Nel frattempo, la situazione è però completamente mutata. L’economia ha ricominciato a sprofondare e le casse statali dovrebbero chiudere l’anno con un nuovo pesantissimo deficit (3 miliardi di franchi), che rompe tutti gli argini fissati dal pacchetto di “freno all’indebitamento”.

Dormire sonni tranquilli

“Un’amnistia ha senso non solo per i capitali all’estero, ma anche per quelli in Svizzera” afferma con convinzione il professor Marco Bernasconi. Anche secondo il docente di diritto tributario all’Università di Lugano, vi sarebbero enormi fondi nascosti attualmente al fisco sia sul territorio nazionale che oltre confine.

“In occasione dell’amnistia fiscale realizzata nel 1987 nel Canton Ticino è emerso che era stato dichiarato solo il 12% dei 7 miliardi di capitali a risparmio. Questa quota può essere considerata indicativa per tutta la Svizzera” sostiene il professor Bernasconi.

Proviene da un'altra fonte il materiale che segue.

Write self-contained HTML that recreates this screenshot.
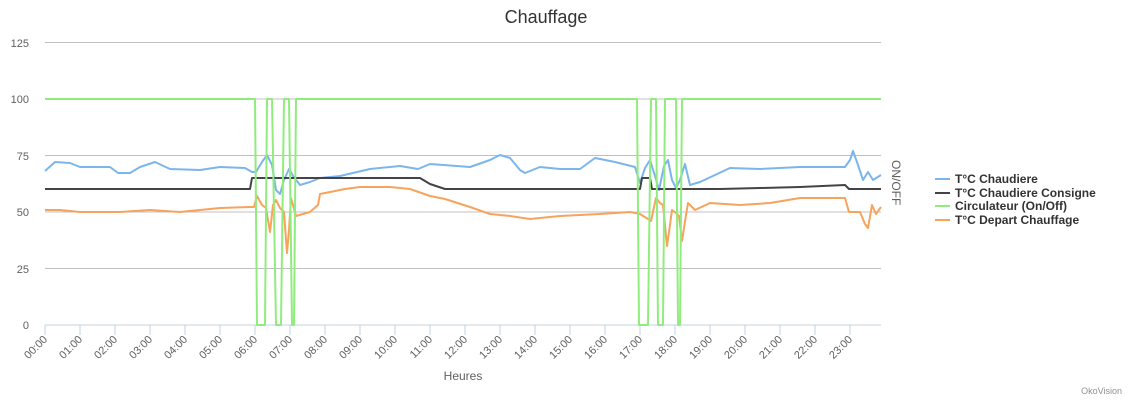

A suo avviso un’amnistia sarebbe opportuna non solo per migliorare il gettito fiscale e la situazione finanziaria federale, cantonale e comunale. Anche in campo economico, l’interesse è evidente: “Diventando bianchi, i capitali neri potrebbero venir nuovamente investiti, favorendo il rilancio congiunturale”.

Dall’ultima amnistia sono già passati oltre 30 anni. Un periodo di tempo più che sufficiente per giustificare un simile provvedimento. “Vi sono migliaia di casi di persone costrette a conservare fondi neri, provenienti ad esempio da eredità”, sottolinea Marco Bernasconi.

Un’amnistia permetterebbe quindi di regolarizzare la situazione di molte persone che non aspettano altro. “Le amnistie cantonali realizzate negli ultimi decenni hanno dimostrato che la maggior parte dei cittadini vogliono dormire sonni tranquilli e vivere apertamente con un tenore di vita conforme al loro patrimonio effettivo”.

Armando Mombelli, swissinfo

1969: ultima amnistia fiscale generale in Svizzera.
54 miliardi di euro rimpatriati in Italia con lo scudo fiscale nel 2002.
30 miliardi provenienti dalla Svizzera.